Sinclair pintaba con el alma, con su alma de artista, su vocación de maestro y su fibra de panameño. Él mismo decía: ‘Todo artista o aficionado a la pintura, al igual que el poeta o el músico forma su propio vocabulario. Un pintor elige los colores que quiere utilizar en sus cuadros; es decir, hace su paleta. La pintura tiene sus valores intrínsecos: la composición, el color, la cadencia, el ritmo. Cada pintor, según su sensibilidad se inclina más hacia un elemento; hay pintores que son magníficos dibujantes, ellos se inclinan más hacia el empleo de la línea; hay otros que no son tan buenos dibujantes, pero se inclinan más hacia el color, ellos son poetas del color’.
Hoy, en galerías, empresas y hogares cuelgan cuadros del maestro Sinclair, y cada uno valora a su manera el tesoro que posee: desde los pretensiosos que gustan de ufanarse de sus pinacotecas hasta a aquellos que le basta mostrar, como ellos mismo las llaman, las caritas de Sinclair (que, dicho sea de paso, constituyen la expresión plástica de la ternura intrínseca y también irrepetible de Alfredo Sinclair).
En una época como la nuestra en la que las frivolidades, desafueros, escándalos y excentricidades de los famosos inundan las páginas de los diarios y la crónicas de televisión, la figura de Alfredo Sinclair se yergue sobre las demás precisamente por lo contrario. Porque no se dejó envanecer por la fama ni por la gloria, como si los elogios en lugar de inocularle vanidad tuvieran el efecto adverso de magnificarle su humildad y bonhomía.

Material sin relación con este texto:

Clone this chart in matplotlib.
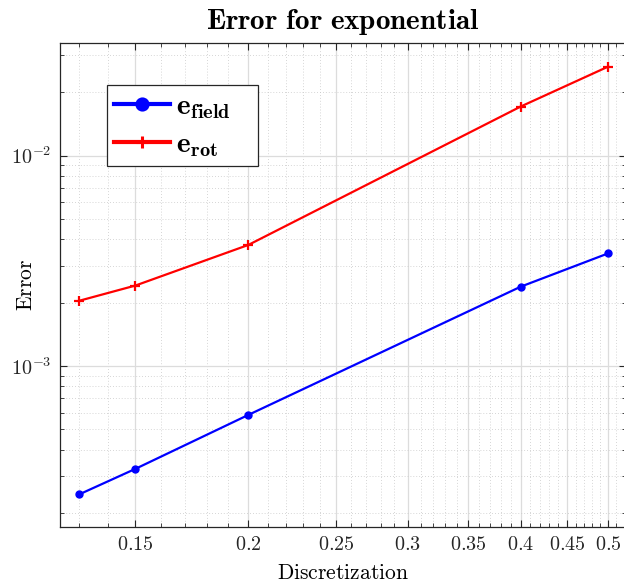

Si no hubiera vivido las pruebas irrefutables de esas virtudes que aprendí a admirar mucho antes de conocer al maestro Sinclair, me bastaría repetir una de las vivencias más enorgullecedoras de mi tránsito por los vericuetos de la diplomacia. Por allá en 1984 el presidente de Colombia, Belisario Betancur, nos convocó a los embajadores de los países bolivarianos para que intercediéramos en nuestras respectivas naciones para que los exponentes más representativos de la plástica aportaran una obra al Museo Bolivariano en San Pedro Alejandrino, en las afueras de Santa Marta, donde había expirado el Libertador Simón Bolívar. Fue muy enfático en señalar que dejaba a la discreción de cada embajador el escogimiento de los artistas de cada país. Cuando nos despedíamos me llamó aparte y me susurró, en un tono intermedio entre la proverbial simpatía de Betancur y el autoritarismo presidencial del que ninguno se salva, ‘en el caso suyo –me dijo—cerciórese de que haya un cuadro del maestro Alfredo Sinclair’. De más está decir que accedió de mil amores a la petición (o exigencia) presidencial.